_Information shown_:
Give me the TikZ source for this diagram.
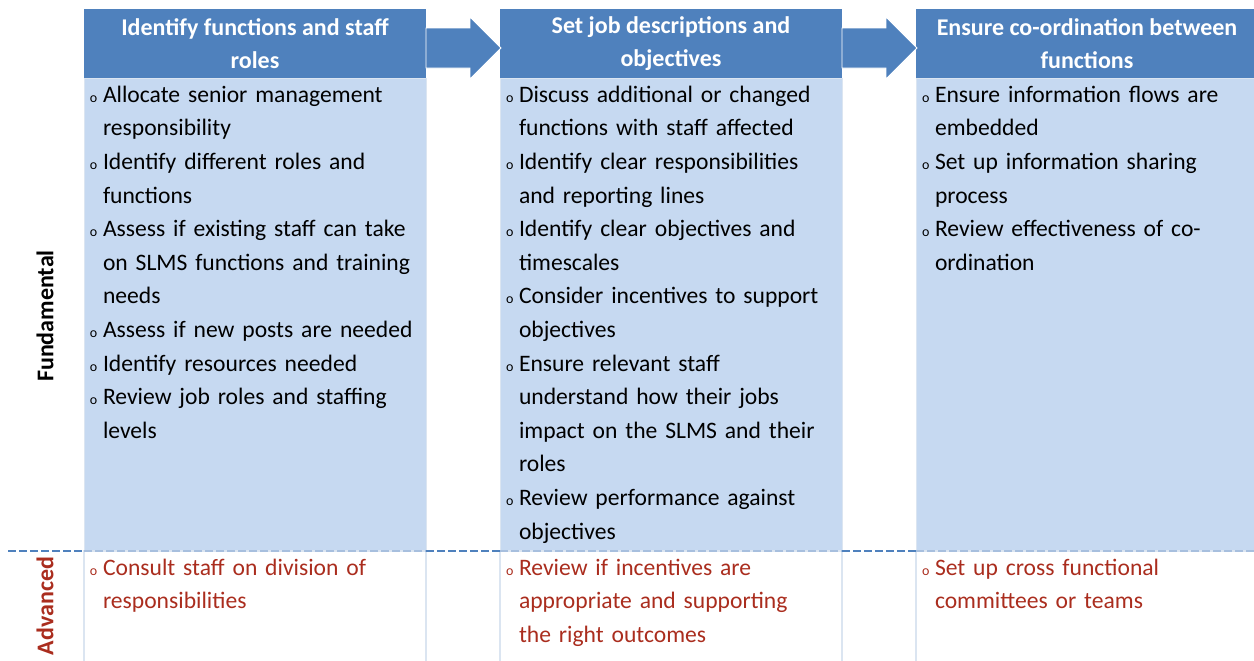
\documentclass[tikz,border=0pt]{standalone}
\usepackage{fontspec}
\setmainfont{Carlito}
\usetikzlibrary{positioning}
\definecolor{headblue}{HTML}{4F81BD}
\definecolor{cellblue}{HTML}{C6D9F1}
\definecolor{edgeblue}{HTML}{DBE5F1}
\definecolor{dashlight}{HTML}{A7BFDE}
\definecolor{advred}{RGB}{170,45,30}
\newcommand\bul{\par\noindent\hangindent=6.5pt\hangafter=1\makebox[6.5pt][l]{\fontsize{7}{7}\selectfont o}}
\begin{document}
\begin{tikzpicture}[x=0.5pt, y=-0.5pt, every node/.style = {inner sep=0pt, outer sep=0pt}]
			\tikzset{ headbox/.style = {rectangle, fill=headblue, minimum width=171pt, minimum height=34.5pt, text=white, align=center, font=\fontsize{12}{16.5}\selectfont\bfseries} }
			\tikzset{ cellbox/.style = {rectangle, fill=cellblue, draw=edgeblue, line width=.5pt, minimum width=171pt, minimum height=236.5pt} }
			\tikzset{ advbox/.style = {rectangle, draw=edgeblue, line width=1pt, minimum width=171pt, minimum height=56pt} }
			\tikzset{ listtext/.style = {anchor=north west, yshift=8pt, text width=166pt, align=left, inner xsep=3pt, inner ysep=3.3pt, font=\fontsize{11.8}{16.8}\selectfont} }
			\tikzset{ sidelabel/.style = {rotate=90, font=\fontsize{12}{14}\selectfont\bfseries} }
			\tikzset{ sepdark/.style = {draw=headblue, line width=1pt, dash pattern=on 4pt off 1.5pt} }
			\tikzset{ seplight/.style = {draw=dashlight, line width=1pt, dash pattern=on 4pt off 1.5pt} }
			\useasboundingbox (0,0) rectangle (1254,660);
			\clip (0,0) rectangle (1254,660);
			% column heads
			\node [headbox] (h1) at (255,43.5) {Identify functions and staff\\roles};
			\node [headbox, right=37pt of h1] (h2) {Set job descriptions and\\objectives};
			\node [headbox, right=37pt of h2] (h3) {Ensure co-ordination between\\functions};
			% fundamental and advanced cells
			\node [cellbox, below=0pt of h1] (b1) {};
			\node [cellbox, below=0pt of h2] (b2) {};
			\node [cellbox, below=0pt of h3] (b3) {};
			\node [advbox, below=0pt of b1] (a1) {};
			\node [advbox, below=0pt of b2] (a2) {};
			\node [advbox, below=0pt of b3] (a3) {};
			% block arrows
			\foreach \from/\to in {h1/h2, h2/h3}
				\fill [headblue, draw=white, line width=.4pt] ([yshift=-2.25pt]\from.east) ++(0,-20) -- ++(44,0) -- ++(0,-11) -- ++(31,31) -- ++(-31,31) -- ++(0,-11) -- ++(-44,0) -- cycle;
			% separator
			\coordinate (sepstart) at (8,551);
			\draw [sepdark] (sepstart) -- (b1.south west);
			\draw [sepdark] (b1.south east) -- (b2.south west);
			\draw [sepdark] (b2.south east) -- (b3.south west);
			\foreach \c in {b1, b2, b3}
				\draw [seplight] (\c.south west) -- (\c.south east);
			% side labels
			\node [sidelabel] (fund) at (45,316) {Fundamental};
			\node [sidelabel, text=advred] (adv) at (45,606) {Advanced};
			% texts
			\node [listtext] (t1) at (b1.north west) {\bul Allocate senior management\newline responsibility
				\bul Identify different roles and\newline functions
				\bul Assess if existing staff can take\newline on SLMS functions and training\newline needs
				\bul Assess if new posts are needed
				\bul Identify resources needed
				\bul Review job roles and staffing\newline levels\par};
			\node [listtext] (t2) at (b2.north west) {\bul Discuss additional or changed\newline functions with staff affected
				\bul Identify clear responsibilities\newline and reporting lines
				\bul Identify clear objectives and\newline timescales
				\bul Consider incentives to support\newline objectives
				\bul Ensure relevant staff\newline understand how their jobs\newline impact on the SLMS and their\newline roles
				\bul Review performance against\newline objectives\par};
			\node [listtext] (t3) at (b3.north west) {\bul Ensure information flows are\newline embedded
				\bul Set up information sharing\newline process
				\bul Review effectiveness of co-\newline ordination\par};
			\node [listtext, text=advred] (r1) at (a1.north west) {\bul Consult staff on division of\newline responsibilities\par};
			\node [listtext, text=advred] (r2) at (a2.north west) {\bul Review if incentives are\newline appropriate and supporting\newline the right outcomes\par};
			\node [listtext, text=advred] (r3) at (a3.north west) {\bul Set up cross functional\newline committees or teams\par};
		\end{tikzpicture}
\end{document}
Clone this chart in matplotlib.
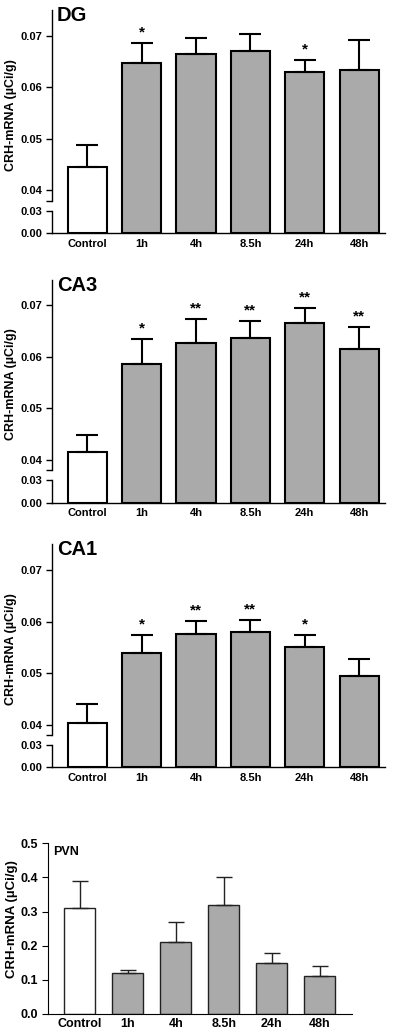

_Instructions to follow_: Skip the pictures and transcribe the rest of the records exactly.

_Task answer_:
Give me the TikZ source for this diagram.
\documentclass[tikz,border=0pt]{standalone}
\usepackage{fontspec}
\setmainfont{Carlito}
\usetikzlibrary{positioning}
\definecolor{headblue}{HTML}{4F81BD}
\definecolor{cellblue}{HTML}{C6D9F1}
\definecolor{edgeblue}{HTML}{DBE5F1}
\definecolor{dashlight}{HTML}{A7BFDE}
\definecolor{advred}{RGB}{170,45,30}
\newcommand\bul{\par\noindent\hangindent=6.5pt\hangafter=1\makebox[6.5pt][l]{\fontsize{7}{7}\selectfont o}}
\begin{document}
\begin{tikzpicture}[x=0.5pt, y=-0.5pt, every node/.style = {inner sep=0pt, outer sep=0pt}]
			\tikzset{ headbox/.style = {rectangle, fill=headblue, minimum width=171pt, minimum height=34.5pt, text=white, align=center, font=\fontsize{12}{16.5}\selectfont\bfseries} }
			\tikzset{ cellbox/.style = {rectangle, fill=cellblue, draw=edgeblue, line width=.5pt, minimum width=171pt, minimum height=236.5pt} }
			\tikzset{ advbox/.style = {rectangle, draw=edgeblue, line width=1pt, minimum width=171pt, minimum height=56pt} }
			\tikzset{ listtext/.style = {anchor=north west, yshift=8pt, text width=166pt, align=left, inner xsep=3pt, inner ysep=3.3pt, font=\fontsize{11.8}{16.8}\selectfont} }
			\tikzset{ sidelabel/.style = {rotate=90, font=\fontsize{12}{14}\selectfont\bfseries} }
			\tikzset{ sepdark/.style = {draw=headblue, line width=1pt, dash pattern=on 4pt off 1.5pt} }
			\tikzset{ seplight/.style = {draw=dashlight, line width=1pt, dash pattern=on 4pt off 1.5pt} }
			\useasboundingbox (0,0) rectangle (1254,660);
			\clip (0,0) rectangle (1254,660);
			% column heads
			\node [headbox] (h1) at (255,43.5) {Identify functions and staff\\roles};
			\node [headbox, right=37pt of h1] (h2) {Set job descriptions and\\objectives};
			\node [headbox, right=37pt of h2] (h3) {Ensure co-ordination between\\functions};
			% fundamental and advanced cells
			\node [cellbox, below=0pt of h1] (b1) {};
			\node [cellbox, below=0pt of h2] (b2) {};
			\node [cellbox, below=0pt of h3] (b3) {};
			\node [advbox, below=0pt of b1] (a1) {};
			\node [advbox, below=0pt of b2] (a2) {};
			\node [advbox, below=0pt of b3] (a3) {};
			% block arrows
			\foreach \from/\to in {h1/h2, h2/h3}
				\fill [headblue, draw=white, line width=.4pt] ([yshift=-2.25pt]\from.east) ++(0,-20) -- ++(44,0) -- ++(0,-11) -- ++(31,31) -- ++(-31,31) -- ++(0,-11) -- ++(-44,0) -- cycle;
			% separator
			\coordinate (sepstart) at (8,551);
			\draw [sepdark] (sepstart) -- (b1.south west);
			\draw [sepdark] (b1.south east) -- (b2.south west);
			\draw [sepdark] (b2.south east) -- (b3.south west);
			\foreach \c in {b1, b2, b3}
				\draw [seplight] (\c.south west) -- (\c.south east);
			% side labels
			\node [sidelabel] (fund) at (45,316) {Fundamental};
			\node [sidelabel, text=advred] (adv) at (45,606) {Advanced};
			% texts
			\node [listtext] (t1) at (b1.north west) {\bul Allocate senior management\newline responsibility
				\bul Identify different roles and\newline functions
				\bul Assess if existing staff can take\newline on SLMS functions and training\newline needs
				\bul Assess if new posts are needed
				\bul Identify resources needed
				\bul Review job roles and staffing\newline levels\par};
			\node [listtext] (t2) at (b2.north west) {\bul Discuss additional or changed\newline functions with staff affected
				\bul Identify clear responsibilities\newline and reporting lines
				\bul Identify clear objectives and\newline timescales
				\bul Consider incentives to support\newline objectives
				\bul Ensure relevant staff\newline understand how their jobs\newline impact on the SLMS and their\newline roles
				\bul Review performance against\newline objectives\par};
			\node [listtext] (t3) at (b3.north west) {\bul Ensure information flows are\newline embedded
				\bul Set up information sharing\newline process
				\bul Review effectiveness of co-\newline ordination\par};
			\node [listtext, text=advred] (r1) at (a1.north west) {\bul Consult staff on division of\newline responsibilities\par};
			\node [listtext, text=advred] (r2) at (a2.north west) {\bul Review if incentives are\newline appropriate and supporting\newline the right outcomes\par};
			\node [listtext, text=advred] (r3) at (a3.north west) {\bul Set up cross functional\newline committees or teams\par};
		\end{tikzpicture}
\end{document}
Clone this chart in matplotlib.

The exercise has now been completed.